Before demonstrating, let's have a model and a baseline training loop.

In [None]:
type Trivial() as this = 
    inherit nn.Module<Tensor,Tensor>("Trivial")

    let lin1 = nn.Linear(1000L, 100L)
    let lin2 = nn.Linear(100L, 10L)

    do
        this.RegisterComponents()

    override _.forward(input) = 
    
        use x = lin1.forward(input)
        use y = nn.functional.relu(x)
        lin2.forward(y)

To demonstrate how to correctly use an LR scheduler, our training data needs to look more like real training data, that is, it needs to be divided into batches.

In [None]:
let learning_rate = 0.01
let model = Trivial()

let data = [for i = 1 to 16 do rand(32,1000)]  // Our pretend input data
let result = [for i = 1 to 16 do rand(32,10)]  // Our pretend ground truth.

let loss x y = nn.functional.mse_loss(x,y)

let optimizer = torch.optim.SGD(model.parameters(), learning_rate)

for epoch = 1 to 300 do

    for idx = 0 to data.Length-1 do
        // Compute the loss
        let pred = model.forward(data.[idx])
        let output = loss pred result.[idx]

        // Clear the gradients before doing the back-propagation
        model.zero_grad()

        // Do back-progatation, which computes all the gradients.
        output.backward()

        optimizer.step() |> ignore

let pred = model.forward(data.[0])
(loss pred result.[0]).item<single>()

When I ran this, the loss was down to 0.051 after 3 seconds. (It took longer the first time around.)

## StepLR

StepLR uses subtraction to adjust the learning rate every so often.
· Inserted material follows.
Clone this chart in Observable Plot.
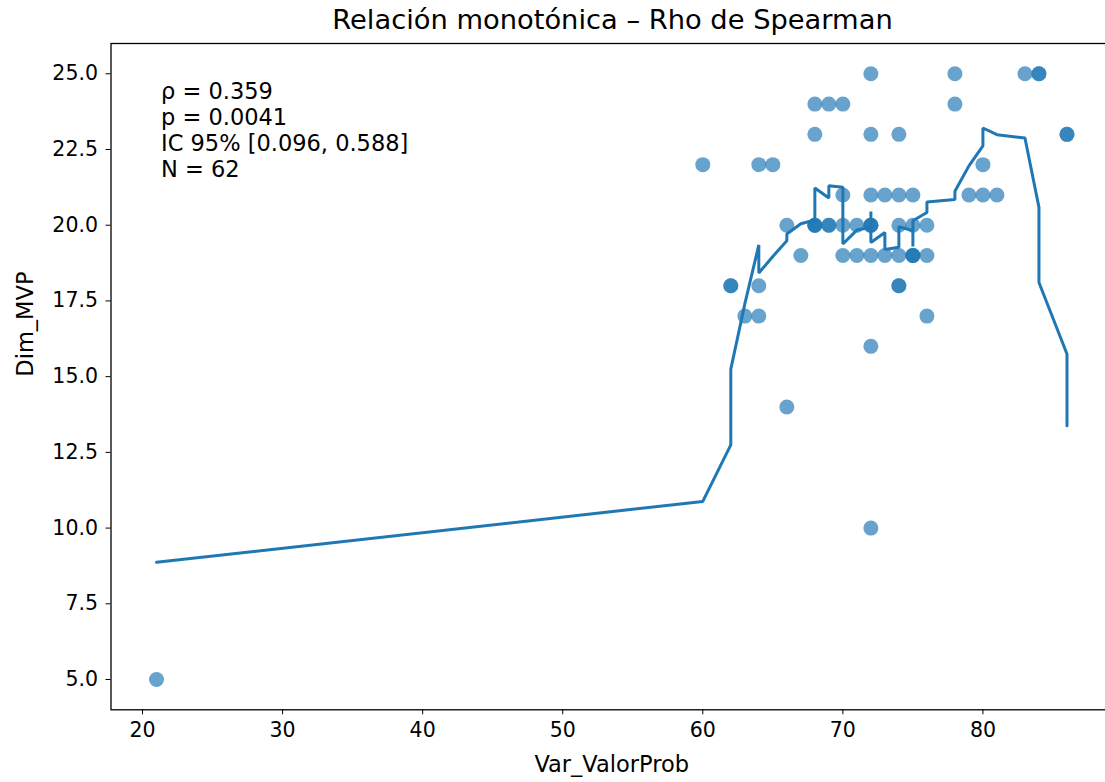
<!DOCTYPE html>
<html>
<head>
<meta charset="utf-8">
<script src="https://cdn.jsdelivr.net/npm/d3@7"></script>
<script src="https://cdn.jsdelivr.net/npm/@observablehq/plot@0.6"></script>
<style>
  html, body { margin: 0; padding: 0; background: #fff; overflow: hidden; }
  #title { height: 38px; line-height: 40px; font-family: "DejaVu Sans", sans-serif; font-size: 27.3px; color: #000;
           box-sizing: border-box; width: 1105px; padding-left: 120px; text-align: center; white-space: nowrap; }
</style>
</head>
<body>
<div id="title"></div>
<div id="chart"></div>
<script>
// ---- Data ----
const titleText = "Relación monotónica – Rho de Spearman";
const xLabel = "Var_ValorProb";
const yLabel = "Dim_MVP";
const statsLines = ["ρ = 0.359", "p = 0.0041", "IC 95% [0.096, 0.588]", "N = 62"];

const varValorProb = [
  72, 78, 83, 84, 84,
  68, 69, 70, 78,
  68, 72, 74, 86, 86,
  60, 64, 65, 80,
  70, 72, 73, 74, 75, 79, 80, 81,
  66, 68, 68, 68, 69, 69, 70, 71, 72, 72, 72, 74, 75, 76,
  67, 70, 71, 72, 73, 74, 75, 75, 75, 76,
  62, 62, 64, 74, 74,
  63, 64, 76,
  72,
  66,
  72,
  21
];
const dimMVP = [
  25, 25, 25, 25, 25,
  24, 24, 24, 24,
  23, 23, 23, 23, 23,
  22, 22, 22, 22,
  21, 21, 21, 21, 21, 21, 21, 21,
  20, 20, 20, 20, 20, 20, 20, 20, 20, 20, 20, 20, 20, 20,
  19, 19, 19, 19, 19, 19, 19, 19, 19, 19,
  18, 18, 18, 18, 18,
  17, 17, 17,
  16,
  14,
  10,
  5
];

// smoothed (LOWESS-like) curve, in drawing order
const curveX = [21, 60, 62, 62, 63, 64, 64, 65, 66, 66, 67, 68, 68, 69, 69, 70, 70, 71, 72, 72, 72,
                73, 73, 74, 74, 75, 75, 75, 76, 76, 78, 78, 79, 80, 80, 81, 83, 84, 84, 86, 86];
const curveY = [8.87, 10.88, 12.75, 15.25, 17.4, 19.35, 18.42, 18.97, 19.49, 19.71, 20.05, 20.17, 21.23,
                20.9, 21.3, 21.25, 19.38, 19.84, 19.93, 20.45, 19.43, 19.76, 19.2, 19.27, 19.95, 19.82,
                19.3, 20.15, 20.42, 20.77, 20.85, 21.12, 21.96, 22.62, 23.21, 22.99, 22.88, 20.59, 18.11,
                15.75, 13.38];

const xTicks = [20, 30, 40, 50, 60, 70, 80];
const yTicks = [5, 7.5, 10, 12.5, 15, 17.5, 20, 22.5, 25];

// ---- Build ----
const points = varValorProb.map((x, i) => ({x, y: dimMVP[i]}));
const curve = curveX.map((x, i) => ({x, y: curveY[i]}));
const blue = "#1f77b4";

document.getElementById("title").textContent = titleText;

const chart = Plot.plot({
  width: 1105,
  height: 744,
  marginLeft: 110.5,
  marginRight: -7,
  marginTop: 5,
  marginBottom: 72.7,
  style: {fontFamily: "DejaVu Sans, sans-serif", fontSize: "20px", color: "#000", background: "#fff", overflow: "hidden"},
  x: {domain: [17.75, 89.25]},
  y: {domain: [4, 26]},
  marks: [
    Plot.dot(points, {x: "x", y: "y", r: 7.5, fill: blue, fillOpacity: 0.68, stroke: "none"}),
    Plot.line(curve, {x: "x", y: "y", stroke: blue, strokeWidth: 3, curve: "linear", strokeLinejoin: "miter"}),
    Plot.frame({stroke: "#000", strokeWidth: 1.3}),
    Plot.axisX({ticks: xTicks, tickFormat: d3.format("d"), tickSize: 5, tickPadding: 8, label: null, fontSize: 20.5, stroke: "#000"}),
    Plot.axisY({ticks: yTicks, tickFormat: d3.format(".1f"), tickSize: 5, tickPadding: 8, label: null, fontSize: 20.5, stroke: "#000"}),
    Plot.text([xLabel], {frameAnchor: "bottom", dy: 62, text: d => d, fontSize: 22.5, fill: "#000"}),
    Plot.text([yLabel], {frameAnchor: "left", dx: -85, rotate: -90, text: d => d, fontSize: 22.5, fill: "#000"}),
    Plot.text([statsLines.join("\n")], {frameAnchor: "top-left", dx: 50, dy: 36.5, text: d => d, textAnchor: "start",
      lineAnchor: "top", lineHeight: 1.16, fontSize: 22.5, fill: "#000"})
  ]
});
document.getElementById("chart").appendChild(chart);
</script>
</body>
</html>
The difference it makes to the training loop is that you wrap the optimizer, and then call `step` on the scheduler (once per epoch) as well as the optimizer (once per batch).

In [None]:
let learning_rate = 0.01
let model = Trivial()

let data = [for i = 1 to 16 do rand(32,1000)]  // Our pretend input data
let result = [for i = 1 to 16 do rand(32,10)]  // Our pretend ground truth.

let loss x y = nn.functional.mse_loss(x,y)
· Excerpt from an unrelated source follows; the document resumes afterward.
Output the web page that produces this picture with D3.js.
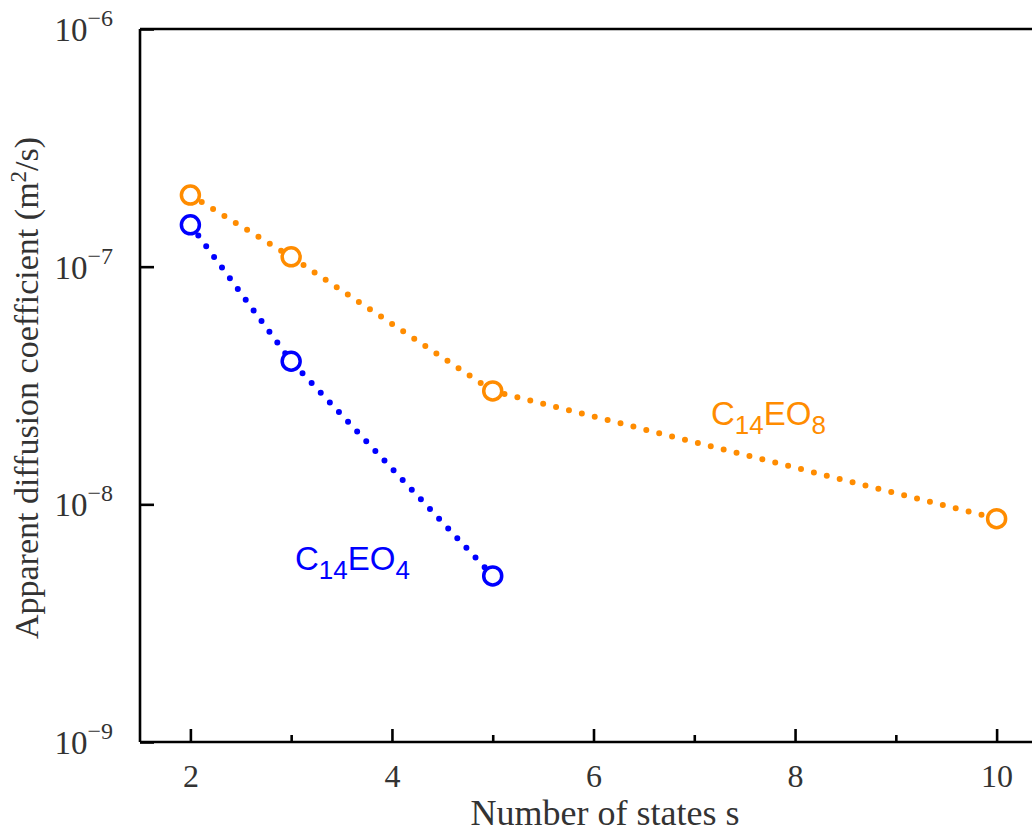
<!DOCTYPE html>
<html>
<head>
<meta charset="utf-8">
<script src="https://cdn.jsdelivr.net/npm/d3@7"></script>
<style>
  html, body { margin: 0; padding: 0; background: #fff; }
  svg { display: block; }
</style>
</head>
<body>
<svg id="chart" width="1032" height="833"></svg>
<script>
// Apparent diffusion coefficient vs number of states
const statesEO8 = [2, 3, 5, 10];
const diffEO8 = [2.0e-7, 1.1e-7, 3.0e-8, 8.7e-9];
const statesEO4 = [2, 3, 5];
const diffEO4 = [1.5e-7, 4.0e-8, 5.0e-9];
const xMajorTicks = [2, 4, 6, 8, 10];
const xMinorTicks = [3, 5, 7, 9];
const yTickExponents = [-6, -7, -8, -9];

const svg = d3.select("#chart");
const margin = { left: 140, top: 29, right: -15, bottom: 91 };
const W = 1032, H = 833;

const x = d3.scaleLinear().domain([1.5, 10.5]).range([margin.left, W - margin.right]);
const y = d3.scaleLog().domain([1e-9, 1e-6]).range([H - margin.bottom, margin.top]);

const serif = "'Liberation Serif', 'Times New Roman', serif";
const sans = "'Liberation Sans', Arial, sans-serif";
const orange = "#ff8c00";
const blue = "#0000ff";

// frame: left, top and bottom edges
const frame = svg.append("g").attr("fill", "none").attr("stroke", "#000").attr("stroke-width", 2.6);
frame.append("line").attr("x1", x(1.5)).attr("x2", x(1.5)).attr("y1", y(1e-6)).attr("y2", y(1e-9));
frame.append("line").attr("x1", x(1.5)).attr("x2", x(10.5)).attr("y1", y(1e-6)).attr("y2", y(1e-6));
frame.append("line").attr("x1", x(1.5)).attr("x2", x(10.5)).attr("y1", y(1e-9)).attr("y2", y(1e-9));

// x axis ticks (inward)
const xAxis = d3.axisBottom(x).tickValues(xMajorTicks).tickSize(-13).tickPadding(24).tickFormat(d3.format("d"));
const gx = svg.append("g").attr("transform", `translate(0,${y(1e-9)})`).call(xAxis);
gx.select(".domain").remove();
gx.selectAll(".tick line").attr("stroke", "#000").attr("stroke-width", 2.6);
gx.selectAll(".tick text").attr("font-family", serif).attr("font-size", 32).attr("fill", "#333").attr("dy", "0.66em");

const xMinor = d3.axisBottom(x).tickValues(xMinorTicks).tickSize(-7).tickFormat("");
const gxm = svg.append("g").attr("transform", `translate(0,${y(1e-9)})`).call(xMinor);
gxm.select(".domain").remove();
gxm.selectAll(".tick line").attr("stroke", "#000").attr("stroke-width", 2.6);

// y axis ticks (inward) with power-of-ten labels
const yAxis = d3.axisLeft(y).tickValues(yTickExponents.map(e => Math.pow(10, e))).tickSize(-14).tickFormat("");
const gy = svg.append("g").attr("transform", `translate(${x(1.5)},0)`).call(yAxis);
gy.select(".domain").remove();
gy.selectAll(".tick line").attr("stroke", "#000").attr("stroke-width", 2.6);

yTickExponents.forEach(e => {
  const t = svg.append("text")
    .attr("x", 113).attr("y", y(Math.pow(10, e)) + 12)
    .attr("text-anchor", "end")
    .attr("font-family", serif).attr("font-size", 33).attr("fill", "#333");
  t.append("tspan").text("10");
  t.append("tspan").attr("font-size", 24).attr("dy", -15).text("\u2212" + Math.abs(e));
});

// axis titles
svg.append("text")
  .attr("x", 605).attr("y", 825)
  .attr("text-anchor", "middle")
  .attr("font-family", serif).attr("font-size", 36).attr("fill", "#333")
  .text("Number of states s");

const yt = svg.append("text")
  .attr("transform", `translate(38,${388}) rotate(-90)`)
  .attr("text-anchor", "middle")
  .attr("font-family", serif).attr("font-size", 34).attr("fill", "#333");
yt.append("tspan").text("Apparent diffusion coefficient (m");
yt.append("tspan").attr("font-size", 23).attr("dy", -12).text("2");
yt.append("tspan").attr("dy", 12).text("/s)");

// series
const series = [
  { xs: statesEO8, ys: diffEO8, color: orange },
  { xs: statesEO4, ys: diffEO4, color: blue }
];
const line = d3.line().x(d => x(d[0])).y(d => y(d[1]));

series.forEach(s => {
  const pts = s.xs.map((v, i) => [v, s.ys[i]]);
  svg.append("path")
    .datum(pts)
    .attr("d", line)
    .attr("fill", "none")
    .attr("stroke", s.color)
    .attr("stroke-width", 6)
    .attr("stroke-linecap", "round")
    .attr("stroke-dasharray", "0 13.3");
  svg.append("g").selectAll("circle")
    .data(pts)
    .join("circle")
    .attr("cx", d => x(d[0])).attr("cy", d => y(d[1]))
    .attr("r", 9)
    .attr("fill", "#fff")
    .attr("stroke", s.color)
    .attr("stroke-width", 3.5);
});

// series labels
function seriesLabel(px, py, color, sub) {
  const t = svg.append("text")
    .attr("x", px).attr("y", py)
    .attr("font-family", sans).attr("font-size", 33).attr("fill", color);
  t.append("tspan").text("C");
  t.append("tspan").attr("font-size", 26).attr("dy", 9).text("14");
  t.append("tspan").attr("dy", -9).text("EO");
  t.append("tspan").attr("font-size", 26).attr("dy", 9).text(sub);
}
seriesLabel(711, 425, orange, "8");
seriesLabel(295, 570, blue, "4");
</script>
</body>
</html>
let optimizer = torch.optim.SGD(model.parameters(), learning_rate)
let scheduler = torch.optim.lr_scheduler.StepLR(optimizer, 25, 0.95, verbose=true)

for epoch = 1 to 300 do

    for idx = 0 to data.Length-1 do
        // Compute the loss
        let pred = model.forward(data.[idx])
        let output = loss pred result.[idx]
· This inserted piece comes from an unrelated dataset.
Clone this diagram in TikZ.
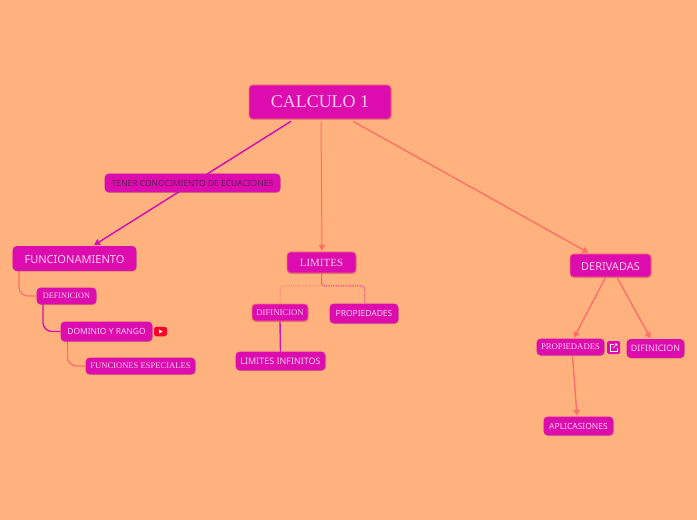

        // Clear the gradients before doing the back-propagation
        model.zero_grad()

        // Do back-progatation, which computes all the gradients.
        output.backward()

        optimizer.step() |> ignore

    scheduler.step() |> ignore

let pred = model.forward(data.[0])
(loss pred result.[0]).item<single>()

Well, that was underwhelming. The loss (in my case) went up a bit, so that's nothing to get excited about. For this trivial model, using a scheduler isn't going to make a huge difference, and it may not make much of a difference even for complex models. It's very hard to know until you try it, but now you know how to try it out. If you try this trivial example over and over, you will see that the results vary quite a bit. It's simply too simple.

Regardless, you can see from the verbose output that the learning rate is adjusted as the epochs proceed.